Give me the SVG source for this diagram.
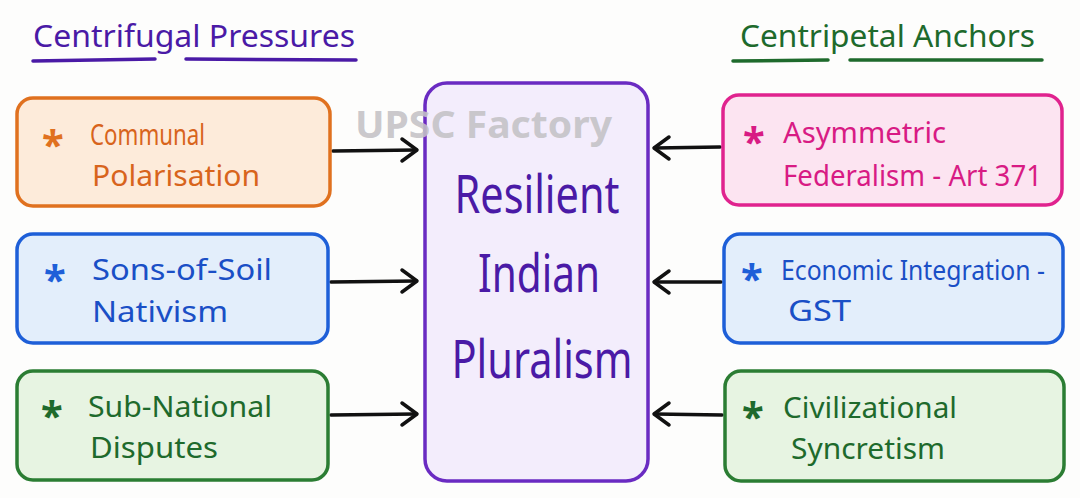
<svg xmlns="http://www.w3.org/2000/svg" width="1080" height="498" viewBox="0 0 1080 498">
<defs>
<style>
text{font-family:"Noto Sans","Liberation Sans",sans-serif;}
.box{stroke-width:3.5;}
.t{font-size:29px;}
.ast{font-size:40px;font-weight:bold;}
.title{font-size:31px;}
.ul{stroke-width:3.5;stroke-linecap:round;fill:none;}
.conn{stroke:#111;stroke-width:3.5;fill:none;stroke-linecap:round;}
.ah{stroke:#111;stroke-width:3.5;fill:none;stroke-linecap:round;stroke-linejoin:round;}
</style>
</defs>
<rect width="1080" height="498" fill="#FDFDFC"/>

<g id="title-left">
<text class="title" x="33" y="47" fill="#4A1AA6" textLength="322" lengthAdjust="spacingAndGlyphs">Centrifugal Pressures</text>
<path class="ul" stroke="#4A1AA6" d="M33 61 L155 59 M186 59 L356 60"/>
</g>
<g id="title-right">
<text class="title" x="740" y="47" fill="#1E6A2C" textLength="295" lengthAdjust="spacingAndGlyphs">Centripetal Anchors</text>
<path class="ul" stroke="#1E6A2C" d="M733 61 L828 60 M850 60 L1042 60"/>
</g>

<g id="connectors">
<path class="conn" d="M333 151 L416 150"/>
<path class="ah" d="M402 139 L417 150 L402 161"/>
<path class="conn" d="M331 282 L416 281"/>
<path class="ah" d="M402 270 L417 281 L402 292"/>
<path class="conn" d="M331 415 L416 414"/>
<path class="ah" d="M402 403 L417 414 L402 425"/>
<path class="conn" d="M720 147 L655 148"/>
<path class="ah" d="M669 137 L654 148 L669 159"/>
<path class="conn" d="M721 282 L655 282"/>
<path class="ah" d="M669 271 L654 282 L669 293"/>
<path class="conn" d="M722 415 L655 414"/>
<path class="ah" d="M669 403 L654 414 L669 425"/>
</g>

<g id="center">
<rect class="box" x="425" y="83" width="223" height="398" rx="22" fill="#F3EDFC" stroke="#6A2BC2"/>
<text x="537" y="213" font-size="52" fill="#4A1AA6" text-anchor="middle" textLength="165" lengthAdjust="spacingAndGlyphs">Resilient</text>
<text x="539" y="292" font-size="52" fill="#4A1AA6" text-anchor="middle" textLength="122" lengthAdjust="spacingAndGlyphs">Indian</text>
<text x="542" y="378" font-size="52" fill="#4A1AA6" text-anchor="middle" textLength="181" lengthAdjust="spacingAndGlyphs">Pluralism</text>
</g>

<g id="watermark">
<text x="355" y="138" font-size="38" font-weight="bold" fill="#C4C2C6" fill-opacity="0.9" textLength="257" lengthAdjust="spacingAndGlyphs" font-family="Open Sans, Liberation Sans, sans-serif">UPSC Factory</text>
</g>

<g id="n-communal">
<rect class="box" x="17" y="98" width="313" height="108" rx="16" fill="#FDEBDA" stroke="#E0711F"/>
<text class="ast" x="42" y="159" fill="#E0711F">*</text>
<text class="t" x="90" y="145" fill="#D8641C" textLength="115" lengthAdjust="spacingAndGlyphs">Communal</text>
<text class="t" x="92" y="186" fill="#D8641C" textLength="168" lengthAdjust="spacingAndGlyphs">Polarisation</text>
</g>

<g id="n-sons">
<rect class="box" x="17" y="234" width="311" height="109" rx="16" fill="#E3EEFB" stroke="#1E5FD8"/>
<text class="ast" x="44" y="294" fill="#1E5FD8">*</text>
<text class="t" x="92" y="280" fill="#1A4FC6" textLength="180" lengthAdjust="spacingAndGlyphs">Sons-of-Soil</text>
<text class="t" x="92" y="322" fill="#1A4FC6" textLength="136" lengthAdjust="spacingAndGlyphs">Nativism</text>
</g>

<g id="n-subnational">
<rect class="box" x="17" y="371" width="311" height="109" rx="16" fill="#E7F4E2" stroke="#2B7D33"/>
<text class="ast" x="41" y="430" fill="#1E6A2C">*</text>
<text class="t" x="88" y="417" fill="#1E6A2C" textLength="184" lengthAdjust="spacingAndGlyphs">Sub-National</text>
<text class="t" x="90" y="458" fill="#1E6A2C" textLength="128" lengthAdjust="spacingAndGlyphs">Disputes</text>
</g>

<g id="n-asymmetric">
<rect class="box" x="723" y="95" width="339" height="110" rx="16" fill="#FCE4F1" stroke="#E0238E"/>
<text class="ast" x="743" y="156" fill="#D81B84">*</text>
<text class="t" x="783" y="143" fill="#D81B84" textLength="163" lengthAdjust="spacingAndGlyphs">Asymmetric</text>
<text class="t" x="783" y="186" fill="#D81B84" textLength="259" lengthAdjust="spacingAndGlyphs">Federalism - Art 371</text>
</g>

<g id="n-economic">
<rect class="box" x="724" y="234" width="339" height="109" rx="16" fill="#E3EEFB" stroke="#1E5FD8"/>
<text class="ast" x="741" y="293" fill="#1E5FD8">*</text>
<text x="781" y="280" font-size="27" fill="#1A4FC6" textLength="264" lengthAdjust="spacingAndGlyphs">Economic Integration -</text>
<text class="t" x="788" y="321" fill="#1A4FC6" textLength="63" lengthAdjust="spacingAndGlyphs">GST</text>
</g>

<g id="n-civilizational">
<rect class="box" x="725" y="371" width="339" height="110" rx="16" fill="#E7F4E2" stroke="#2B7D33"/>
<text class="ast" x="742" y="431" fill="#1E6A2C">*</text>
<text class="t" x="783" y="418" fill="#1E6A2C" textLength="174" lengthAdjust="spacingAndGlyphs">Civilizational</text>
<text class="t" x="791" y="459" fill="#1E6A2C" textLength="154" lengthAdjust="spacingAndGlyphs">Syncretism</text>
</g>
</svg>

▶ WHAT IS ASKED
Every line should be retyped exactly, with the pictures omitted.

▶ WORKED SOLUTION
Give me the SVG source for this diagram.
<svg xmlns="http://www.w3.org/2000/svg" width="1080" height="498" viewBox="0 0 1080 498">
<defs>
<style>
text{font-family:"Noto Sans","Liberation Sans",sans-serif;}
.box{stroke-width:3.5;}
.t{font-size:29px;}
.ast{font-size:40px;font-weight:bold;}
.title{font-size:31px;}
.ul{stroke-width:3.5;stroke-linecap:round;fill:none;}
.conn{stroke:#111;stroke-width:3.5;fill:none;stroke-linecap:round;}
.ah{stroke:#111;stroke-width:3.5;fill:none;stroke-linecap:round;stroke-linejoin:round;}
</style>
</defs>
<rect width="1080" height="498" fill="#FDFDFC"/>

<g id="title-left">
<text class="title" x="33" y="47" fill="#4A1AA6" textLength="322" lengthAdjust="spacingAndGlyphs">Centrifugal Pressures</text>
<path class="ul" stroke="#4A1AA6" d="M33 61 L155 59 M186 59 L356 60"/>
</g>
<g id="title-right">
<text class="title" x="740" y="47" fill="#1E6A2C" textLength="295" lengthAdjust="spacingAndGlyphs">Centripetal Anchors</text>
<path class="ul" stroke="#1E6A2C" d="M733 61 L828 60 M850 60 L1042 60"/>
</g>

<g id="connectors">
<path class="conn" d="M333 151 L416 150"/>
<path class="ah" d="M402 139 L417 150 L402 161"/>
<path class="conn" d="M331 282 L416 281"/>
<path class="ah" d="M402 270 L417 281 L402 292"/>
<path class="conn" d="M331 415 L416 414"/>
<path class="ah" d="M402 403 L417 414 L402 425"/>
<path class="conn" d="M720 147 L655 148"/>
<path class="ah" d="M669 137 L654 148 L669 159"/>
<path class="conn" d="M721 282 L655 282"/>
<path class="ah" d="M669 271 L654 282 L669 293"/>
<path class="conn" d="M722 415 L655 414"/>
<path class="ah" d="M669 403 L654 414 L669 425"/>
</g>

<g id="center">
<rect class="box" x="425" y="83" width="223" height="398" rx="22" fill="#F3EDFC" stroke="#6A2BC2"/>
<text x="537" y="213" font-size="52" fill="#4A1AA6" text-anchor="middle" textLength="165" lengthAdjust="spacingAndGlyphs">Resilient</text>
<text x="539" y="292" font-size="52" fill="#4A1AA6" text-anchor="middle" textLength="122" lengthAdjust="spacingAndGlyphs">Indian</text>
<text x="542" y="378" font-size="52" fill="#4A1AA6" text-anchor="middle" textLength="181" lengthAdjust="spacingAndGlyphs">Pluralism</text>
</g>

<g id="watermark">
<text x="355" y="138" font-size="38" font-weight="bold" fill="#C4C2C6" fill-opacity="0.9" textLength="257" lengthAdjust="spacingAndGlyphs" font-family="Open Sans, Liberation Sans, sans-serif">UPSC Factory</text>
</g>

<g id="n-communal">
<rect class="box" x="17" y="98" width="313" height="108" rx="16" fill="#FDEBDA" stroke="#E0711F"/>
<text class="ast" x="42" y="159" fill="#E0711F">*</text>
<text class="t" x="90" y="145" fill="#D8641C" textLength="115" lengthAdjust="spacingAndGlyphs">Communal</text>
<text class="t" x="92" y="186" fill="#D8641C" textLength="168" lengthAdjust="spacingAndGlyphs">Polarisation</text>
</g>

<g id="n-sons">
<rect class="box" x="17" y="234" width="311" height="109" rx="16" fill="#E3EEFB" stroke="#1E5FD8"/>
<text class="ast" x="44" y="294" fill="#1E5FD8">*</text>
<text class="t" x="92" y="280" fill="#1A4FC6" textLength="180" lengthAdjust="spacingAndGlyphs">Sons-of-Soil</text>
<text class="t" x="92" y="322" fill="#1A4FC6" textLength="136" lengthAdjust="spacingAndGlyphs">Nativism</text>
</g>

<g id="n-subnational">
<rect class="box" x="17" y="371" width="311" height="109" rx="16" fill="#E7F4E2" stroke="#2B7D33"/>
<text class="ast" x="41" y="430" fill="#1E6A2C">*</text>
<text class="t" x="88" y="417" fill="#1E6A2C" textLength="184" lengthAdjust="spacingAndGlyphs">Sub-National</text>
<text class="t" x="90" y="458" fill="#1E6A2C" textLength="128" lengthAdjust="spacingAndGlyphs">Disputes</text>
</g>

<g id="n-asymmetric">
<rect class="box" x="723" y="95" width="339" height="110" rx="16" fill="#FCE4F1" stroke="#E0238E"/>
<text class="ast" x="743" y="156" fill="#D81B84">*</text>
<text class="t" x="783" y="143" fill="#D81B84" textLength="163" lengthAdjust="spacingAndGlyphs">Asymmetric</text>
<text class="t" x="783" y="186" fill="#D81B84" textLength="259" lengthAdjust="spacingAndGlyphs">Federalism - Art 371</text>
</g>

<g id="n-economic">
<rect class="box" x="724" y="234" width="339" height="109" rx="16" fill="#E3EEFB" stroke="#1E5FD8"/>
<text class="ast" x="741" y="293" fill="#1E5FD8">*</text>
<text x="781" y="280" font-size="27" fill="#1A4FC6" textLength="264" lengthAdjust="spacingAndGlyphs">Economic Integration -</text>
<text class="t" x="788" y="321" fill="#1A4FC6" textLength="63" lengthAdjust="spacingAndGlyphs">GST</text>
</g>

<g id="n-civilizational">
<rect class="box" x="725" y="371" width="339" height="110" rx="16" fill="#E7F4E2" stroke="#2B7D33"/>
<text class="ast" x="742" y="431" fill="#1E6A2C">*</text>
<text class="t" x="783" y="418" fill="#1E6A2C" textLength="174" lengthAdjust="spacingAndGlyphs">Civilizational</text>
<text class="t" x="791" y="459" fill="#1E6A2C" textLength="154" lengthAdjust="spacingAndGlyphs">Syncretism</text>
</g>
</svg>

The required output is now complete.